Forest Service crews start major clearing work on mainline artery trails in the beginning of the season. Foundation trips focusing on lower-impact clearing work on these trails continue through the summer, which fits the skillset of many volunteers who don’t have extensive, specialized training like seasonal employees. Flint, Koss, and Mucklow emphasized that volunteers don’t need to have trails experience before coming on a trip, and that organizers expect varying levels of ability. Volunteers must simply be willing to work hard and experience the backcountry.

“Your objective shouldn’t be, ‘Can I give them the biggest blisters out there?’” Mucklow said. “It’s, ‘What’s going to make them come back, then next time maybe they can go twice as far?’”

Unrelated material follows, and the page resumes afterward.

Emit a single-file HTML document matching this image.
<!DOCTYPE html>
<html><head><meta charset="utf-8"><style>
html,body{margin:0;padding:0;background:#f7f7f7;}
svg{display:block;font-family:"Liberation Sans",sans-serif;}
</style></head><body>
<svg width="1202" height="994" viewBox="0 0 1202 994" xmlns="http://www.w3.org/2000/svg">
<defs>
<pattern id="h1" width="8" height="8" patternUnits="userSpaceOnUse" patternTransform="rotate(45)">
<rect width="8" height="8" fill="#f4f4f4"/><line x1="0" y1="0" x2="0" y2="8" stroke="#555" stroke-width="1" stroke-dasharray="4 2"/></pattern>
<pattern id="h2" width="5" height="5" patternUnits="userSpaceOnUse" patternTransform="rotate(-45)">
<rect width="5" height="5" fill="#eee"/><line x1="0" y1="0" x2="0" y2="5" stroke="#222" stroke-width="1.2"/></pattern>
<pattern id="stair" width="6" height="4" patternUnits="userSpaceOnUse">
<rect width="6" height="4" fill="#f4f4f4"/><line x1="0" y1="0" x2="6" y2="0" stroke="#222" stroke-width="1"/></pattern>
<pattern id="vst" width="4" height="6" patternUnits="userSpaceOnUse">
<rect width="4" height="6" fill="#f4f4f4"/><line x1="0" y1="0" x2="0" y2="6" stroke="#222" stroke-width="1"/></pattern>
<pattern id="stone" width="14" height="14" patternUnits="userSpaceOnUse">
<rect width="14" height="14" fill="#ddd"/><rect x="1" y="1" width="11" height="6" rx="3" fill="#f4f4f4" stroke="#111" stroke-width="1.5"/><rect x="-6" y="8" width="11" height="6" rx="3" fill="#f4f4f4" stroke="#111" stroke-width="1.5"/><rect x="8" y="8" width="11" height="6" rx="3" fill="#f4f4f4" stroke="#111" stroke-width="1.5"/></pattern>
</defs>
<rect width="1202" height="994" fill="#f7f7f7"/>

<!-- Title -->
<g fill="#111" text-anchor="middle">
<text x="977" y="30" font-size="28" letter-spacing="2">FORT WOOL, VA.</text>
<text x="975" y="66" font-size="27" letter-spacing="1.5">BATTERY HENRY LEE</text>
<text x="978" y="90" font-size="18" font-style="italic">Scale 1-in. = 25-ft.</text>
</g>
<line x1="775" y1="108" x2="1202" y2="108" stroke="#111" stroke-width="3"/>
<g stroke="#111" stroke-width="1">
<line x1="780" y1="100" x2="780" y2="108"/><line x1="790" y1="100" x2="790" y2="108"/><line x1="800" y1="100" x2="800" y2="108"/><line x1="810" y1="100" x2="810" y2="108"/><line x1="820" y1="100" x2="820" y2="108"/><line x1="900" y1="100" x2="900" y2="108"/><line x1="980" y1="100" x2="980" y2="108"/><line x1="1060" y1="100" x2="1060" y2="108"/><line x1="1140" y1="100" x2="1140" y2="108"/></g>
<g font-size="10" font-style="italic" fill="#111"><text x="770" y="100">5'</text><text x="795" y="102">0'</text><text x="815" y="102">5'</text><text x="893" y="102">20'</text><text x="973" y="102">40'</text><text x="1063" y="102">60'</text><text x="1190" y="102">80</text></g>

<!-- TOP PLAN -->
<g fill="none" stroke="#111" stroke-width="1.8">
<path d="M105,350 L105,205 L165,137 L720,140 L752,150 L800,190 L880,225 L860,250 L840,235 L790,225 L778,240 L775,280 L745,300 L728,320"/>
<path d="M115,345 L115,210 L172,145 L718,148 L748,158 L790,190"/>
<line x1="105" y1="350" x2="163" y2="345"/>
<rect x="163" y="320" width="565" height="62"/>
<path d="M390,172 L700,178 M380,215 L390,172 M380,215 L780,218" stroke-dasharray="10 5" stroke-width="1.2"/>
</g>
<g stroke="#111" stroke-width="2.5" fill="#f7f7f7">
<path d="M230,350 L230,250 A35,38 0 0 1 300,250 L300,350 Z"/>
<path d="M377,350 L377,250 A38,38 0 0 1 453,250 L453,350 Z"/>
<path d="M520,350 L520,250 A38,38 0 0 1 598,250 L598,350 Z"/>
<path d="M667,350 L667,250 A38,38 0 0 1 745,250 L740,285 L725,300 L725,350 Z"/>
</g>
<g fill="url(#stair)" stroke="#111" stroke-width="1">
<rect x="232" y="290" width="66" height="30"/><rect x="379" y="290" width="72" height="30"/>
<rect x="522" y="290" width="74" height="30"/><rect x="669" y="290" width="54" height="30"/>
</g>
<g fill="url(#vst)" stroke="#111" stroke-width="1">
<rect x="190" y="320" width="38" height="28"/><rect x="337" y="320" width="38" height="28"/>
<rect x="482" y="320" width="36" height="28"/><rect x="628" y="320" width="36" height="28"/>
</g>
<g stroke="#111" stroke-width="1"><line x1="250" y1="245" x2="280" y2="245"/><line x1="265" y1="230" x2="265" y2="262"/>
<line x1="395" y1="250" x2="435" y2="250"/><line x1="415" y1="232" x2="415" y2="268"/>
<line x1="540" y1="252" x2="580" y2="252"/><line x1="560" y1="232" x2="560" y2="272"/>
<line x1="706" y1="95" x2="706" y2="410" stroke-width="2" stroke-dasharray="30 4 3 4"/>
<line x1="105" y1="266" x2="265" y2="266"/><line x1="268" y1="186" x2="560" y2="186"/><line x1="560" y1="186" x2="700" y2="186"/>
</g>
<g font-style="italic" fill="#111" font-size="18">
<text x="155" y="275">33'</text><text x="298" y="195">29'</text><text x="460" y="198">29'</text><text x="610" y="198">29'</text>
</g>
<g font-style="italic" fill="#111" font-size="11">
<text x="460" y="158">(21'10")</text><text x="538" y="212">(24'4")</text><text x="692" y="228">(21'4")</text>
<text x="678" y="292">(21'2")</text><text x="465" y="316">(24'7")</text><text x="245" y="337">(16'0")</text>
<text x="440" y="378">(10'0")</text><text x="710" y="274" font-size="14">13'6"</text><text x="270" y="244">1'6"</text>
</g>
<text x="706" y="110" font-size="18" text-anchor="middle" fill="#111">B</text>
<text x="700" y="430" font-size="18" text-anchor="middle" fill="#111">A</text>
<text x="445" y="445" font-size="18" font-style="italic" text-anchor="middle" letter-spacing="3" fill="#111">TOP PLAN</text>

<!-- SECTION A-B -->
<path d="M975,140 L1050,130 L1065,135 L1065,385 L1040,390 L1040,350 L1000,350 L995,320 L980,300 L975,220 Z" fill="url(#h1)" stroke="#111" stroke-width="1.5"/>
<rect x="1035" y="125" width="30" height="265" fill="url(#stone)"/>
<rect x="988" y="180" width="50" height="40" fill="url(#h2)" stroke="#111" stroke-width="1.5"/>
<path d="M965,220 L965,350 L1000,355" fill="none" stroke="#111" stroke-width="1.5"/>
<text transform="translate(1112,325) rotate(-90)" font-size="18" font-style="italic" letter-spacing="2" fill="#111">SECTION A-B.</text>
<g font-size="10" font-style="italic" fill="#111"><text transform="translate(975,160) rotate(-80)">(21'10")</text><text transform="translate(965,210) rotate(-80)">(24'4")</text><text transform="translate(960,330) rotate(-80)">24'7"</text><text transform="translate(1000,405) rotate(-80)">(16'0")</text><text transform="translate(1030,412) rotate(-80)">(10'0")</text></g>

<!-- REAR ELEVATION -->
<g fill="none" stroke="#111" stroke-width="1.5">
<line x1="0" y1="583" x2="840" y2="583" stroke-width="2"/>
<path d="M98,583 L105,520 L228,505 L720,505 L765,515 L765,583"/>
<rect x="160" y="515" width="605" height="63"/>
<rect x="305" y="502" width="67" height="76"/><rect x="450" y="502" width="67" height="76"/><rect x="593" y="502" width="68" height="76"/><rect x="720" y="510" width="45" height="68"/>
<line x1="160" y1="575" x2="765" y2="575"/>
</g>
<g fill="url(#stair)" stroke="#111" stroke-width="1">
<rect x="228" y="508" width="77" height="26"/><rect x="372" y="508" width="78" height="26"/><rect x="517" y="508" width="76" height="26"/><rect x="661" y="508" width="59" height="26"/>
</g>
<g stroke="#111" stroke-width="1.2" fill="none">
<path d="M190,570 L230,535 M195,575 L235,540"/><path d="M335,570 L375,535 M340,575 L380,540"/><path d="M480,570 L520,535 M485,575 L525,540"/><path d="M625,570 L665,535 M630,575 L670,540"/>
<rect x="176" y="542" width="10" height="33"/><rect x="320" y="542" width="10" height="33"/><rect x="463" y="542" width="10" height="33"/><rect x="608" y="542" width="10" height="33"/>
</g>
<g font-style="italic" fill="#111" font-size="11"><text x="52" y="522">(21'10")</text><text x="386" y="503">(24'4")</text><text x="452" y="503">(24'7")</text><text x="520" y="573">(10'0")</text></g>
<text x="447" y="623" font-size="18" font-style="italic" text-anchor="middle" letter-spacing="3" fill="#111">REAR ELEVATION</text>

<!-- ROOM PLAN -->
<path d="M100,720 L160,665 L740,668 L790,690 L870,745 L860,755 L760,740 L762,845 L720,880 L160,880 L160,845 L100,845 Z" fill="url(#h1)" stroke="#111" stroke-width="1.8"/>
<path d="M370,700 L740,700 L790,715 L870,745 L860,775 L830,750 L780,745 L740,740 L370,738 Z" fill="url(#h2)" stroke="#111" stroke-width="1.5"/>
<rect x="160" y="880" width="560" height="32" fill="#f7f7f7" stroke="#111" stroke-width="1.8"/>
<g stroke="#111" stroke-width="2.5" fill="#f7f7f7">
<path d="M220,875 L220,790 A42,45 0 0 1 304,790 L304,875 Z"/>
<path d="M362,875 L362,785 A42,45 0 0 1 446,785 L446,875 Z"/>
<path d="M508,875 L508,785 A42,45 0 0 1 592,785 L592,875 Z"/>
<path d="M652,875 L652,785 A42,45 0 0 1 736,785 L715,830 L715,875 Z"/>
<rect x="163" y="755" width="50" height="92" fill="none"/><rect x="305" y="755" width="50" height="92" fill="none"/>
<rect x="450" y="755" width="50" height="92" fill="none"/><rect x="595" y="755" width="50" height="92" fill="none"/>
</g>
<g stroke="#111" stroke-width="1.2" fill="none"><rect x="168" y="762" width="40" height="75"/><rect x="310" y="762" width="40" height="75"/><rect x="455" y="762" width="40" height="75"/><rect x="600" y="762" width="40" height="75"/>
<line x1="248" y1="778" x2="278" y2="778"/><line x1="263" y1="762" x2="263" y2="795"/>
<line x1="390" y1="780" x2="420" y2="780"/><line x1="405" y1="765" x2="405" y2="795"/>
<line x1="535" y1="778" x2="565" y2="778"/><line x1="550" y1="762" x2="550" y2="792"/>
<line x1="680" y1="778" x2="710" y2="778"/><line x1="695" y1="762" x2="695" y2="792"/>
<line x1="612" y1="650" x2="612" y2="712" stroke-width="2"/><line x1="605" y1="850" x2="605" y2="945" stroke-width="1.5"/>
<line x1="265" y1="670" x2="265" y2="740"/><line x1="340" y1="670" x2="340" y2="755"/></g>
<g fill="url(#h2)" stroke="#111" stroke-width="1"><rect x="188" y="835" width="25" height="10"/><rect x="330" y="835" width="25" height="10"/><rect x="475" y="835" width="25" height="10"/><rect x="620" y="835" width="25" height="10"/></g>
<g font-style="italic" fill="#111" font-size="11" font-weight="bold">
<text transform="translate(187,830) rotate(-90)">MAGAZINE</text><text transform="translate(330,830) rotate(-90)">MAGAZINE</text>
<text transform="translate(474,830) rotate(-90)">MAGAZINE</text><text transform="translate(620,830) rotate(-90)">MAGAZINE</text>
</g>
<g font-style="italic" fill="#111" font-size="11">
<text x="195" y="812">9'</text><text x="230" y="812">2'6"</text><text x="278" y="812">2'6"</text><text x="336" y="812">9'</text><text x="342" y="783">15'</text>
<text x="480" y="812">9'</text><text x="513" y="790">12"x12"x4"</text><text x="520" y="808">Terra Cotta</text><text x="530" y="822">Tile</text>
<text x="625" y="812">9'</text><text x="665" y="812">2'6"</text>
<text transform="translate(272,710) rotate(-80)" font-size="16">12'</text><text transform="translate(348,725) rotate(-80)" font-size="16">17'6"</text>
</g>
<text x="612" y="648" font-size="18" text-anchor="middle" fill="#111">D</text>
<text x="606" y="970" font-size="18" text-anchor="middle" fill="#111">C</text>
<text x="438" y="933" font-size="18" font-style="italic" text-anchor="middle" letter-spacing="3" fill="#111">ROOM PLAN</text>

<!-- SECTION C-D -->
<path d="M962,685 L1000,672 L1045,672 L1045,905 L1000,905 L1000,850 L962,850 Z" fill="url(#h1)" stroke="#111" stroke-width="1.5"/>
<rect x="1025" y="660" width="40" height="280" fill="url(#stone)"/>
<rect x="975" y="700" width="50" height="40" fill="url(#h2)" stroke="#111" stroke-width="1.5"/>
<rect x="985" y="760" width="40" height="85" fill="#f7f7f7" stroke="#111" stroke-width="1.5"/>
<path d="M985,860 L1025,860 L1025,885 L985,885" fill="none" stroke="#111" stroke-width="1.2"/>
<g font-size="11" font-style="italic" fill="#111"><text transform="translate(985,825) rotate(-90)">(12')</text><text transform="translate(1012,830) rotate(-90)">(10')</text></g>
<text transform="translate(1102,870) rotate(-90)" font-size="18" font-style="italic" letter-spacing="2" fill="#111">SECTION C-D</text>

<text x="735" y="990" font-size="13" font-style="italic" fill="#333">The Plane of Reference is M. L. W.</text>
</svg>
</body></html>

The foundation is also striving to go twice as far, with expanded wilderness stewardship efforts beyond trails work, including site monitoring, wetland protection, and noxious weed management. It also rolled out new initiatives aimed at giving a new generation the skills to care for wilderness. An intern program hosts a crew of college students for the summer while they complete trail projects and learn about careers in natural resources. This year, the foundation debuted a new packer’s apprenticeship, which will facilitate the transfer of traditional skills that make work in the far reaches of this enormous wilderness possible.

To support this growth, the foundation fosters a local community of donors with seasonal events like Voices of the Wilderness, a live storytelling and music event in November; Beers for the Bob gatherings at local watering holes; and a Mountain Film Festival with stops in Great Falls, Helena, and the Flathead Valley. It also generates income through grants, products like license plates, and the Great Fish Challenge, a community fundraising project that matches donors’ dollars.

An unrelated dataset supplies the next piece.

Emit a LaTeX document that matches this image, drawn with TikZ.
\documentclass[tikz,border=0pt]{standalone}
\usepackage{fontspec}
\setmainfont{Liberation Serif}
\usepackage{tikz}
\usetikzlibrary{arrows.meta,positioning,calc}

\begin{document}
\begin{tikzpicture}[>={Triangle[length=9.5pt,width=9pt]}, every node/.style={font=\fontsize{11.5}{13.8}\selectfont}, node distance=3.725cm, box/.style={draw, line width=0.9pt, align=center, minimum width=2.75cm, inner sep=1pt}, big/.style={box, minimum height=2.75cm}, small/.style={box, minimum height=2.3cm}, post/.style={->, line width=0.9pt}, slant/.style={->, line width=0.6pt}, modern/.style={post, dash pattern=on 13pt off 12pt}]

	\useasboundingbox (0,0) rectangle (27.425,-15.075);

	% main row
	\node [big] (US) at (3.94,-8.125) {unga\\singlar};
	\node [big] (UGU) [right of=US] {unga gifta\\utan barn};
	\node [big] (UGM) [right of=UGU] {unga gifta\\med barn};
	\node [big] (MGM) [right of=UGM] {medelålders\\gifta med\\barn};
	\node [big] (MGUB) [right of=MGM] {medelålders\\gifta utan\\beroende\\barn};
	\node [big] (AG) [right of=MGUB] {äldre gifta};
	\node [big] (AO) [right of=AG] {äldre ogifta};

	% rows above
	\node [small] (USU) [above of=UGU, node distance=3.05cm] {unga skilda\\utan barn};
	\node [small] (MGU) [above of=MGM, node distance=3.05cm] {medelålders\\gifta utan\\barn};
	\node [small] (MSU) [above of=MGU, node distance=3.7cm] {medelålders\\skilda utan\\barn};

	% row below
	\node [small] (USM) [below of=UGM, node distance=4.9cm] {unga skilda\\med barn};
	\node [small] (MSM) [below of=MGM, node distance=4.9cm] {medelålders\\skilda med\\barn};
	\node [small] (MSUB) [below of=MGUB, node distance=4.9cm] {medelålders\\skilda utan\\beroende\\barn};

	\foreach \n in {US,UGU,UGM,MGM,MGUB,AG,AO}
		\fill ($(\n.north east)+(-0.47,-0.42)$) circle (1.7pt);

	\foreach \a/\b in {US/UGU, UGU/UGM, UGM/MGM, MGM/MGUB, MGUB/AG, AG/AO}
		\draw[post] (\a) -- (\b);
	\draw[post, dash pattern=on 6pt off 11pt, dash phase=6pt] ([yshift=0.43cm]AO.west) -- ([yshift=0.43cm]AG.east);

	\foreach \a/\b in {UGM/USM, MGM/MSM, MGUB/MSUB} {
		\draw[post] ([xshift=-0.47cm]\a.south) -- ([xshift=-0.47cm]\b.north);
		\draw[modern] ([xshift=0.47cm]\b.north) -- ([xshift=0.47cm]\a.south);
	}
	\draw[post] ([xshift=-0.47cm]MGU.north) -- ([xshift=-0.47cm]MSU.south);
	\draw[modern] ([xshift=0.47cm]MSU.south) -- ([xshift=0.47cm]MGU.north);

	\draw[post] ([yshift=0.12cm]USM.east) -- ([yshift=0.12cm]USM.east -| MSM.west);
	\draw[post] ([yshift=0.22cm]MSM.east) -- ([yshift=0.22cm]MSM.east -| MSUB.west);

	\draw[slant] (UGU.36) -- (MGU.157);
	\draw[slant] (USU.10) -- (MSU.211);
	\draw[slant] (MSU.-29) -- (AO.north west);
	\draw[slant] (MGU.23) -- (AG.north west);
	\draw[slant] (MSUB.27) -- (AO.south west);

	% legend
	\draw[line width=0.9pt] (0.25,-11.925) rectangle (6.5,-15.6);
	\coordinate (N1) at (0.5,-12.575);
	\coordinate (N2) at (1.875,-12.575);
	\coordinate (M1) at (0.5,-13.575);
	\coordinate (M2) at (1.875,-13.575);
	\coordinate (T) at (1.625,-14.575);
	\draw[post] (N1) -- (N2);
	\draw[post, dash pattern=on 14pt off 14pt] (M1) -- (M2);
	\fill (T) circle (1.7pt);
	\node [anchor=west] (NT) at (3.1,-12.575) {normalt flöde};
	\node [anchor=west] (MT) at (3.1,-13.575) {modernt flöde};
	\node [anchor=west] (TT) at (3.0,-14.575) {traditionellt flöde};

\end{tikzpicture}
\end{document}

And though foundation staff has already made greater strides in fundraising than Owen and the first generation of Bob Marshall Wilderness volunteers might have imagined, its current leaders recognize that the next great frontier is purposeful and creative development.

The foundation recently hired its first outreach coordinator, Margosia Jadkowski, to explore new venues for funding and connect with a broader community of donors and wilderness lovers. Taking a page from Marshall’s book, she hopes to make the case that wilderness matters to and needs support from everyone, even those who may never step foot in the complex.

“This is a place that belongs to all of us,” Jadkowski said. “I want to help everyone to see what their role in the foundation could be. Even if they’re not physically able to go on a trail project, or maybe they just don’t have the vacation time, or they have kids, or trail work sounds miserable to them, it doesn’t mean that they can’t be a part of the work that the foundation is doing to protect, care for, and love the Bob.”